What is the impact of the amendment’s passage on the marriage case that is currently before the Oregon Supreme Court? Could the case be dismissed?

It isn’t entirely clear at this time. We do expect that the Defense of Marriage Coalition—in light of the amendment’s passage—to file a motion to dismiss most if not all of the case. There are many ways in which the court could choose to address the amendment in the case. We can’t predict how the court will respond to the amendment but we do know that the court has already asked attorneys on all sides to submit additional statements that argue how this amendment affects the various aspects of this case. We will expect the case to proceed as planned until or unless we receive new instructions, direction or information from the Supreme Court.

Could the marriage case currently in the Oregon Supreme Court be used to overturn this amendment?

It is unclear. The issue before the court is whether it is constitutional to deny same-sex couples marriage and/or the benefits and protections of marriage through a separate vehicle—not whether the amendment itself is legally valid. Having said that, there are many ways that the court could choose to address the amendment as a new development in the case and we can’t predict how the court will respond. We do know that the court has already asked attorneys on all sides to submit additional statements that argue how this amendment affects the various aspects of this case.

Will BRO and ACLU settle for civil unions?
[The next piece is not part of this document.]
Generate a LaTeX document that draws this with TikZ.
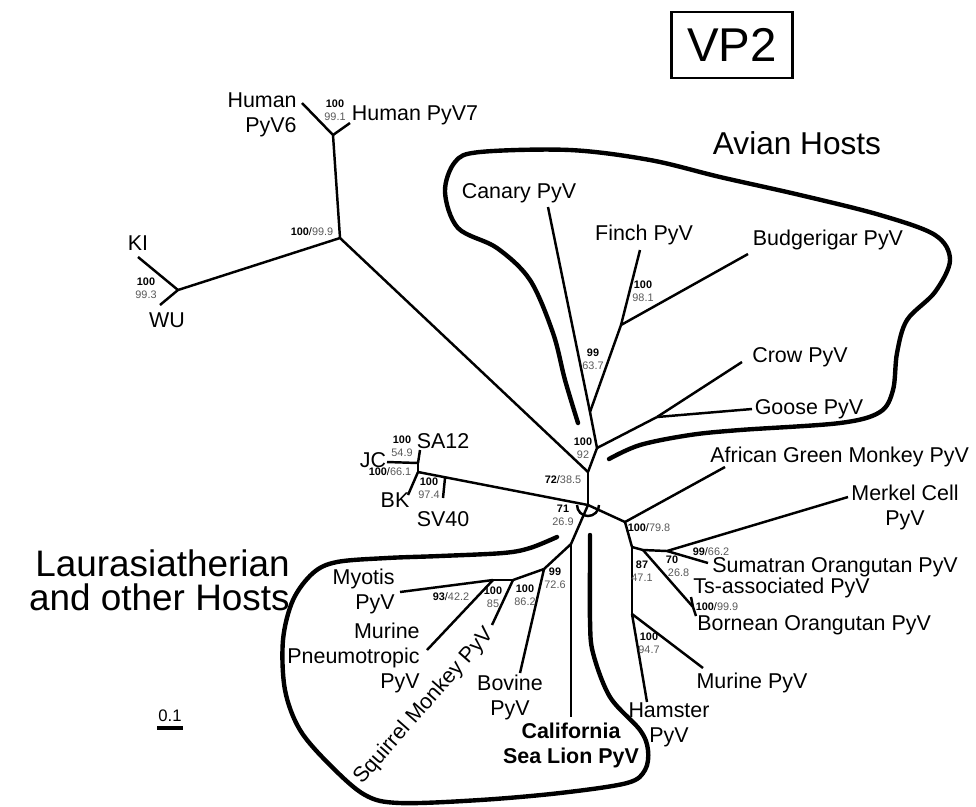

No. Basic Rights Oregon and ACLU believe that everyone deserves equal treatment under the law. While any attempt to extend rights to same-sex couples is a step in the right direction, we believe that civil unions, even at their best, are not equal to marriage in many important ways and ultimately result in disparate treatment of same-sex and opposite-sex couples. We will work hard to educate lawmakers, reporters and the public about marriage rights and do everything possible -- at the statehouse and in the courthouse -- to achieve full marriage equality in Oregon.